从苏联到俄罗斯-第26节
按键盘上方向键 ← 或 → 可快速上下翻页,按键盘上的 Enter 键可回到本书目录页,按键盘上方向键 ↑ 可回到本页顶部!
————未阅读完?加入书签已便下次继续阅读!
国家实行工业化和扩建军队都需要粮食,但粮食极端匮乏。人民不满的情绪直线上涨。布哈林在秘密报告中写道,集体化完全失败,农庄散伙,农村挨饿,国家越来越贫困。斯大林受到指责。斯大林为了巩固自己的权力,反击政敌对他的攻击,果断采取四项措施:一、找到廉价的、无偿的实现工业化的劳动力,这就是被划为富农和被加上各种其他反革命罪名的人,强迫他们修建运河、海港、水电站和铁路;二、不惜任何代价夺取粮食,不管农民死活。据统计,农业集体化期间,农民死亡的数字为六百万至两千两百万;三、坚决镇压不满情绪;四、把责任推给布哈林等人,让他们为国家的贫困和人民的饥饿承担责任。
从1932年起,苏联宣传机构为了毁坏农村家庭,扫清农业集体化的障碍,铺天盖地地宣传告密小英雄帕夫利克,并及时提出相应的政策。

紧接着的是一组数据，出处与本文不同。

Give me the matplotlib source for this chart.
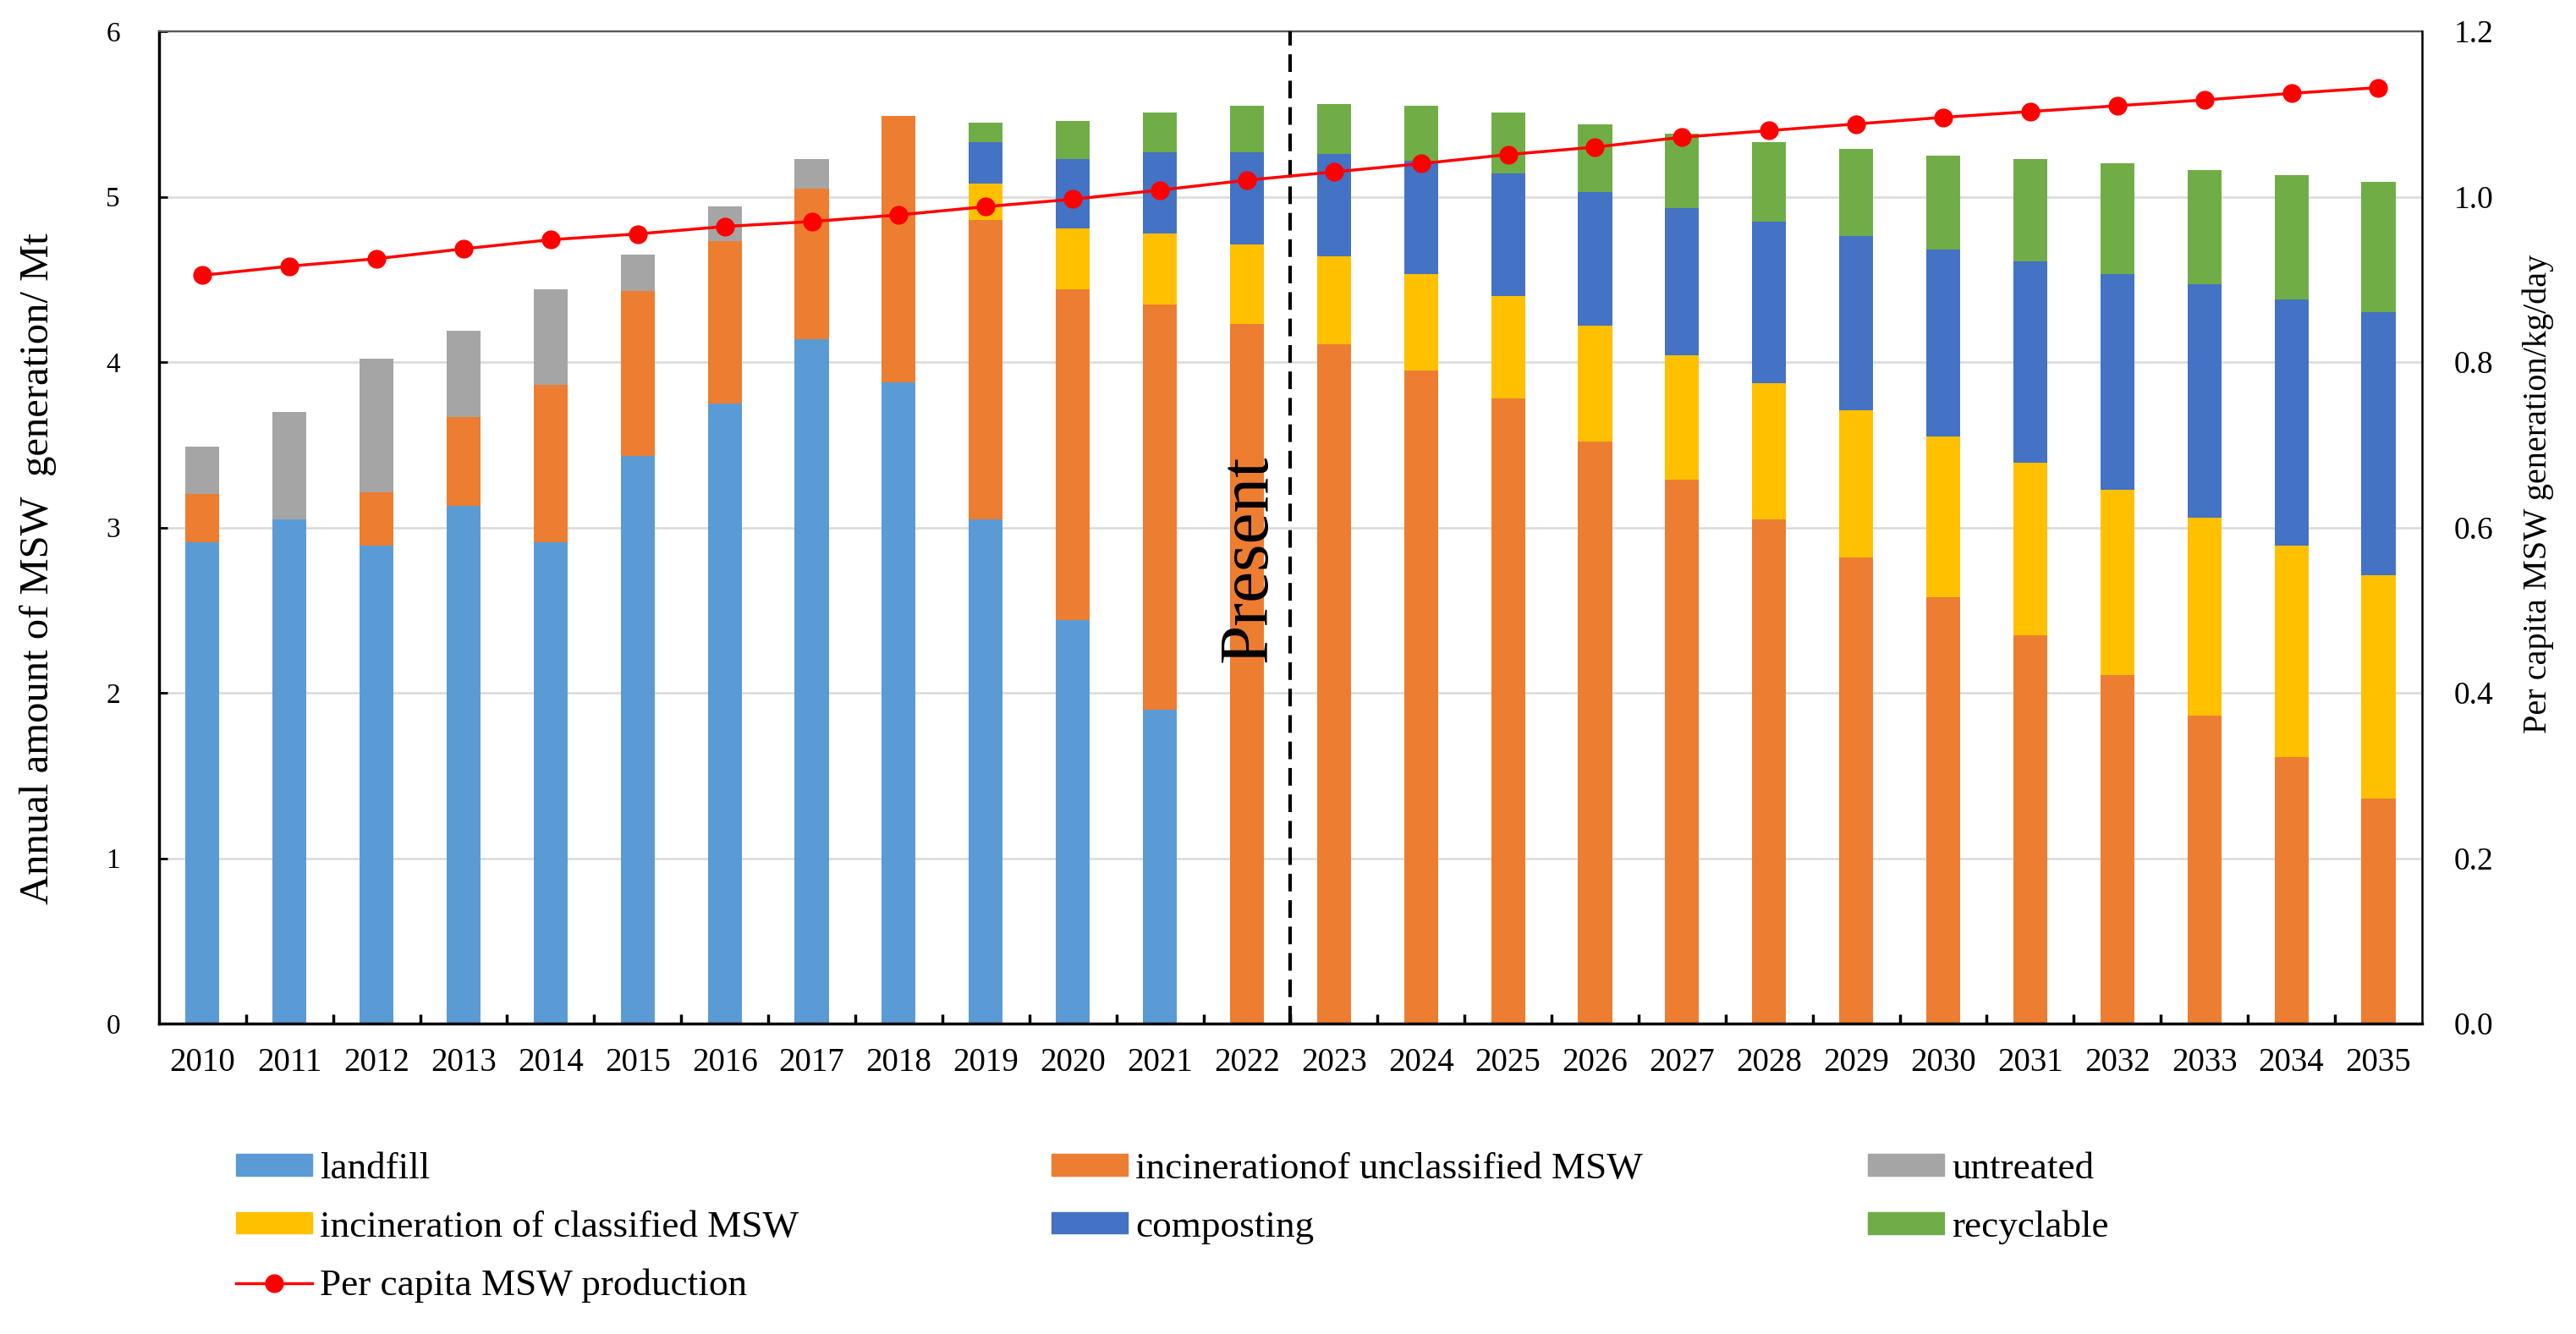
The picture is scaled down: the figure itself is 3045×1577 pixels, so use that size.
import numpy as np
import matplotlib
matplotlib.use("Agg")
import matplotlib.pyplot as plt
import matplotlib.patches as mpatches
from matplotlib.lines import Line2D
from matplotlib.ticker import FormatStrFormatter

plt.rcParams['font.family'] = ['Liberation Serif', 'DejaVu Serif']

years = [str(y) for y in range(2010, 2036)]

landfill = [2.91, 3.05, 2.89, 3.13, 2.91, 3.43, 3.75, 4.14, 3.88, 3.05, 2.44, 1.90,
            0, 0, 0, 0, 0, 0, 0, 0, 0, 0, 0, 0, 0, 0]
incin_unclassified = [0.29, 0.00, 0.32, 0.54, 0.95, 1.00, 0.98, 0.91, 1.61, 1.81, 2.00, 2.45,
                      4.23, 4.11, 3.95, 3.78, 3.52, 3.29, 3.05, 2.82, 2.58, 2.35, 2.11, 1.86, 1.61, 1.36]
untreated = [0.29, 0.65, 0.81, 0.52, 0.58, 0.22, 0.21, 0.18, 0, 0, 0, 0,
             0, 0, 0, 0, 0, 0, 0, 0, 0, 0, 0, 0, 0, 0]
incin_classified = [0, 0, 0, 0, 0, 0, 0, 0, 0, 0.22, 0.37, 0.43,
                    0.48, 0.53, 0.58, 0.62, 0.70, 0.75, 0.82, 0.89, 0.97, 1.04, 1.12, 1.20, 1.28, 1.35]
composting = [0, 0, 0, 0, 0, 0, 0, 0, 0, 0.25, 0.42, 0.49,
              0.56, 0.62, 0.69, 0.74, 0.81, 0.89, 0.98, 1.05, 1.13, 1.22, 1.30, 1.41, 1.49, 1.59]
recyclable = [0, 0, 0, 0, 0, 0, 0, 0, 0, 0.12, 0.23, 0.24,
              0.28, 0.30, 0.33, 0.37, 0.41, 0.45, 0.48, 0.53, 0.57, 0.62, 0.67, 0.69, 0.75, 0.79]
per_capita = [0.905, 0.916, 0.925, 0.937, 0.948, 0.955, 0.964, 0.970, 0.978, 0.988, 0.997, 1.008,
              1.020, 1.030, 1.040, 1.051, 1.060, 1.072, 1.080, 1.088, 1.096, 1.103, 1.110, 1.117, 1.125, 1.132]

series = [
    ("landfill", landfill, "#5B9BD5"),
    ("incinerationof unclassified MSW", incin_unclassified, "#ED7D31"),
    ("untreated", untreated, "#A5A5A5"),
    ("incineration of classified MSW", incin_classified, "#FFC000"),
    ("composting", composting, "#4472C4"),
    ("recyclable", recyclable, "#70AD47"),
]

fig = plt.figure(figsize=(30.45, 15.77), dpi=100)
ax = fig.add_axes([0.0617, 0.2327, 0.8785, 0.7438])

x = np.arange(len(years))
bottom = np.zeros(len(years))
for name, vals, col in series:
    v = np.array(vals, dtype=float)
    ax.bar(x, v, width=0.39, bottom=bottom, color=col, label=name, zorder=2)
    bottom += v

ax.set_xlim(-0.5, len(years) - 0.5)
ax.set_ylim(0, 6)
ax.set_yticks(range(0, 7))
ax.set_xticks(x)
ax.set_xticklabels(years)
ax.set_xticks(x[:-1] + 0.5, minor=True)
ax.tick_params(axis='x', which='major', length=0, pad=20, labelsize=28)
ax.tick_params(axis='x', which='minor', direction='in', length=8, width=2.5)
ax.tick_params(axis='y', direction='in', length=7, width=2, pad=33, labelsize=24)
ax.yaxis.grid(True, color='#D9D9D9', lw=1.8, zorder=0)
ax.set_axisbelow(True)

for s in ['left', 'bottom']:
    ax.spines[s].set_linewidth(2.5)
    ax.spines[s].set_color('black')
ax.spines['top'].set_color('#595959')
ax.spines['top'].set_linewidth(1.6)
ax.spines['right'].set_visible(False)

ax.axvline(12.5, color='black', ls=(0, (5, 2.5)), lw=3.0, zorder=4)
ax.text(12.03, 2.81, 'Present', rotation=90, fontsize=60, ha='center', va='center', zorder=6)

ax2 = ax.twinx()
ax2.set_ylim(0, 1.2)
ax2.set_yticks(np.arange(0, 1.21, 0.2))
ax2.yaxis.set_major_formatter(FormatStrFormatter('%.1f'))
ax2.tick_params(axis='y', length=0, pad=27, labelsize=27)
for s in ['left', 'bottom', 'top']:
    ax2.spines[s].set_visible(False)
ax2.spines['right'].set_color('black')
ax2.spines['right'].set_linewidth(1.8)
ax2.plot(x, per_capita, color='#FF0000', lw=2.5, marker='o', ms=15, zorder=5,
         label='Per capita MSW production')

fig.text(45 / 3045, 1 - 672 / 1577, 'Annual amount of MSW  generation/ Mt', rotation=90,
         fontsize=35, ha='center', va='center')
fig.text(3000 / 3045, 1 - 584 / 1577, 'Per capita MSW generation/kg/day', rotation=90,
         fontsize=29, ha='center', va='center')

ph = {name: mpatches.Patch(color=col) for name, _, col in series}
line_h = Line2D([], [], color='#FF0000', lw=2.5, marker='o', ms=15)
columns = [
    ([ph["landfill"], ph["incineration of classified MSW"], line_h],
     ["landfill", "incineration of classified MSW", "Per capita MSW production"], 279),
    ([ph["incinerationof unclassified MSW"], ph["composting"]],
     ["incinerationof unclassified MSW", "composting"], 1243),
    ([ph["untreated"], ph["recyclable"]], ["untreated", "recyclable"], 2208),
]
for hs, ls, xp in columns:
    fig.legend(hs, ls, loc='upper left', bbox_to_anchor=(xp / 3045, 0.1365),
               frameon=False, borderpad=0, borderaxespad=0, handlelength=2.0,
               handleheight=0.5, handletextpad=0.2, labelspacing=0.64, fontsize=32.5)

fig.savefig('out.png', dpi=100)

不仅儿童受到教育,大人也受到影响。新政策规定,揭发藏匿粮食的富农,揭发者获得被没收富农财产的百分之二十五。于是没有财产的农民也学帕夫利克的样,把告密当成一种致富的捷径,踊跃揭发富农。但过于积极的农民,一连揭发四个富农,便获得足够的富农财产,自己也变成富农,只好去充实劳动大军了。
(四)
在莫斯科召开的共青团中央委员会议上,联共中央政治局委员波斯特舍夫代表斯大林发言:“帕夫利克应当成为苏联所有儿童的光辉榜样。”宣传帕夫利克的指示从上面传达下来:“为所有儿童剧院编写戏剧脚本、拍摄影片”,“印刷歌颂英雄少先队员帕夫利克·莫罗佐夫的书籍和宣传画”。《少先队真理报》报道,苏联全体少先队员捐钱购买“帕夫利克·莫罗佐夫号飞机”。社会主义现实主义的奠基人高尔基一马当先,响应党的号召,在帕夫利克遇难地建立的纪念碑上写道:“对他的怀念不应消失”。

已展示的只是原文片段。